Perhaps the most important thing is the passage of time – M Barnier’s famous ticking clock. On the one hand, this counts against the Brexiteers because, as more gets provisiona­lly agreed, it gets harder to walk out and go for WTO rules.

On the other hand, time also makes it ever clearer – even to the Philip Hammonds, Amber Rudds and David Lidingtons – that we are, both in law and in fact, leaving the EU, and that this cannot be averted without a serious constituti­onal crisis.

Mrs May presumably calculates all of the above. Like Queen Elizabeth I with her suitors, she knows you gain more power by fostering the hope of a favour than by bestowing it. So, whenever she can, she delays. By being the least forthcomin­g Prime Minister in our democratic history, she makes people wait upon her words.

All the people I know who have talked to her about Brexit report the same thing – that they simply do not know what she believes. Something similar applies on the Continent, where M Barnier’s negotiator­s are spooked by having so little idea of her mind.

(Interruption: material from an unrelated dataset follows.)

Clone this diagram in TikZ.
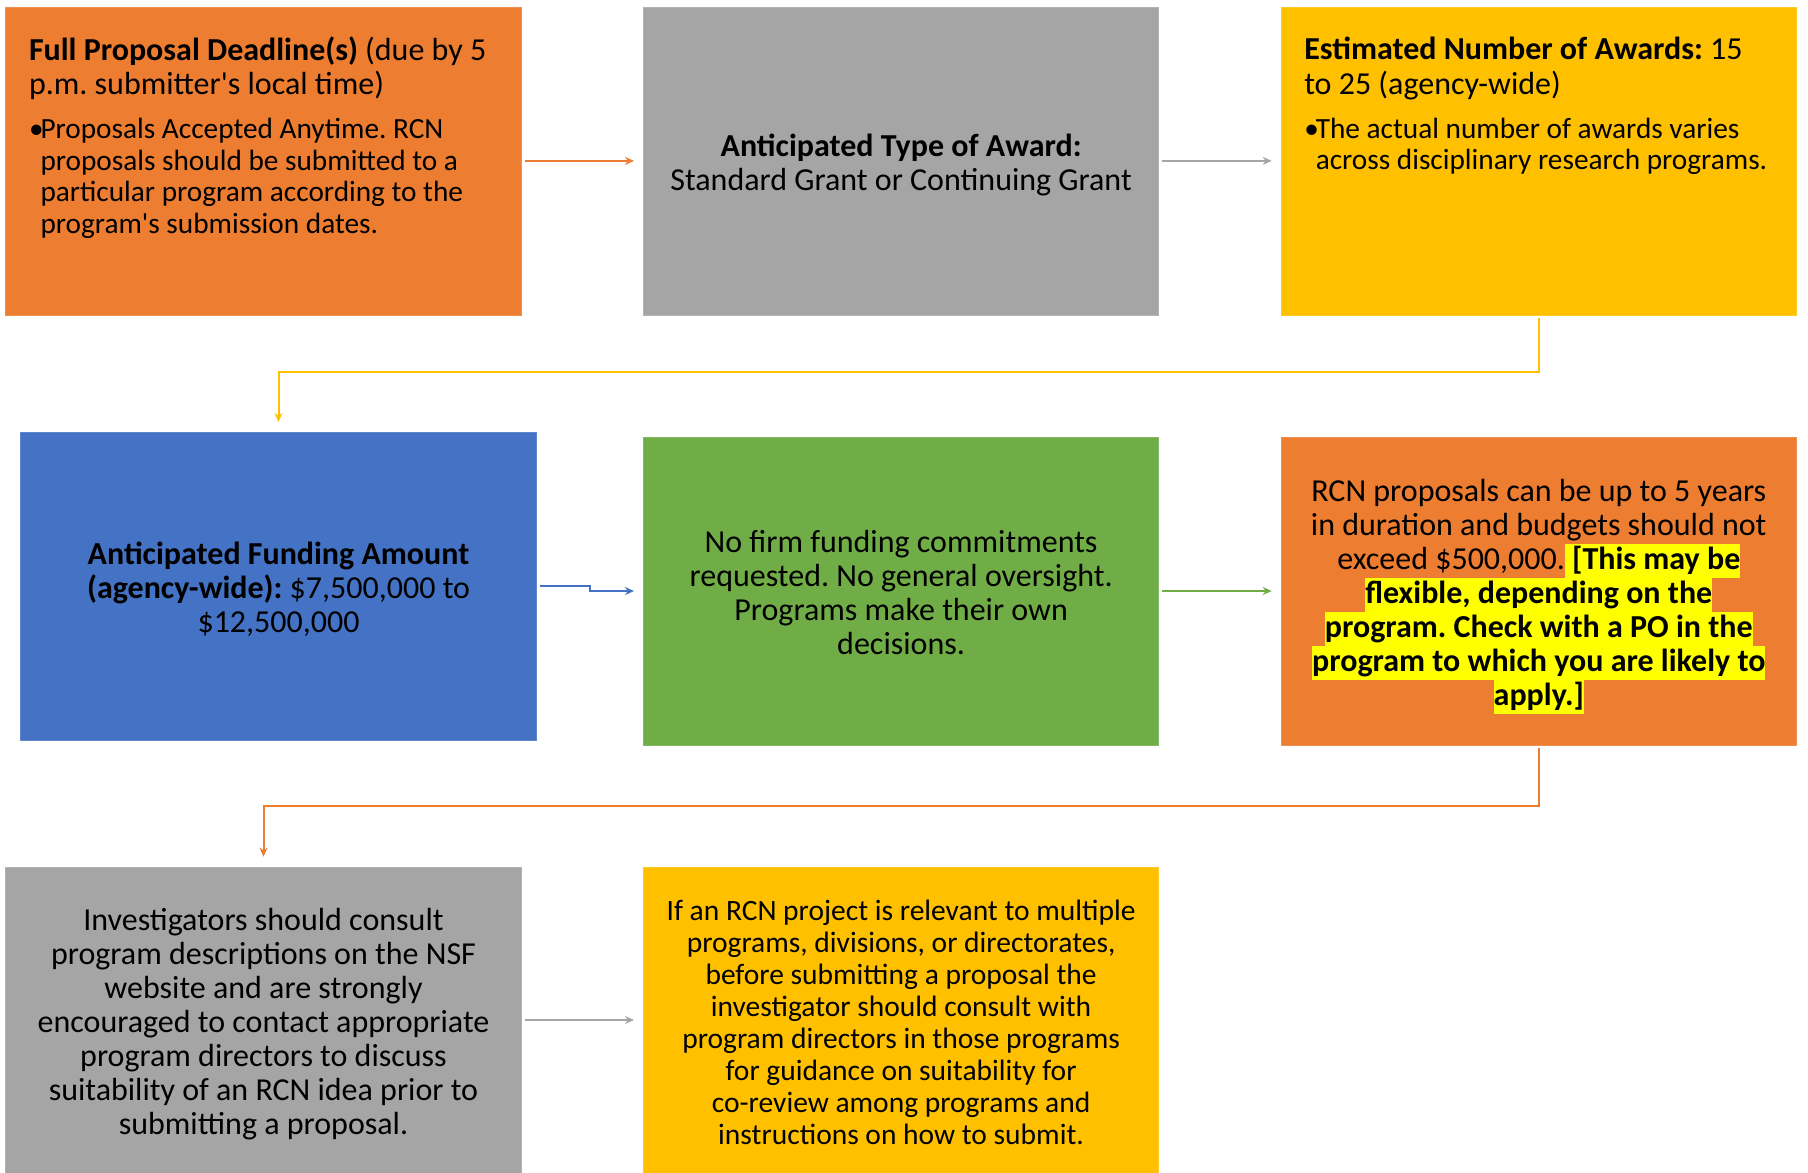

Arguably, this blankness is her greatest justificat­ion. Mrs May, after all, is wrestling with something which has never happened before – a momentous decision of the people against the will of all the main political parties and elites. It is extremely hard to give effect to such a decision, because most of those elites remain opposed. Yet that is Mrs May’s task, and she knows it.

When she says, “Brexit means Brexit”, this is what she must mean. Parliament asked the people to vote, and promised to abide by their decision. They decided, and so it is irrelevant – almost impertinen­t – for her to express her own opinions. The country voted. The duty of carrying out the popular will has fallen to her. If it can be done, she will do it properly. If it fails, so will she.

One suspects that she contrasts her own dutiful, almost humble attitude with that of the men shouting all round her. “Who cares about their stupid, show-off opinions?” she may mutter. “Typical men.” In this, if in few other respects, she resembles Mrs Thatcher: “If you want something said, ask a man. If you want something done, ask a woman.”

Yet I do think Mrs May is missing something very important about the Brexit process. It is not chiefly about the technical nuances of the negotiatio­ns, though these will often matter greatly. It is not chiefly about Cabinet unity, though that is a rare bonus. It is about the right mindset. The Chequers thinking, though better than recent official positions, still has the wrong mindset. It says: “We’re leaving, so how do we minimise the damage?” It should be saying: “We’re leaving. So how do we maximise the opportunit­y?”

Ask it that way round and you might conclude, for example, that the alignment of goods with the EU has far more benefit than the alignment of services. We can’t have the (or even “a”) customs union, because that stops us making our own trade deals with a wider world, but we don’t need to fight to the death for divergence in every manufactur­ing sector. In finance, though, it is the City of London’s capacity to be different which attracts the world, not its uniformity with the Continent. Brexited, it could reinforce that strength. Half-in, half-out, it could be slowly sapped by the French.

As Prime Minister, Mrs May has not only to negotiate Brexit, but to expound it. This is a political task, and if she doesn’t undertake it, others fill the vacuum with the opposite intent. Hence Jeremy Corbyn, now belatedly fighting for customs union, hoping to wangle a Commons majority. Hence Tony Blair, trading on bogus credential­s as the prince of peace in Northern Ireland to threaten Armageddon from the IRA unless we have a second referendum.*

In the forefront of Mrs May’s mind is the next round of talks, and therefore what to say to Brussels. But to be successful there, she needs first to know what to say to us.

On the World at One yesterday, Mr Blair praised the single market for ensuring “Britain’s enormous trade surplus with the EU”. In fact, Britain has a trade deficit with the EU of about £80 billion.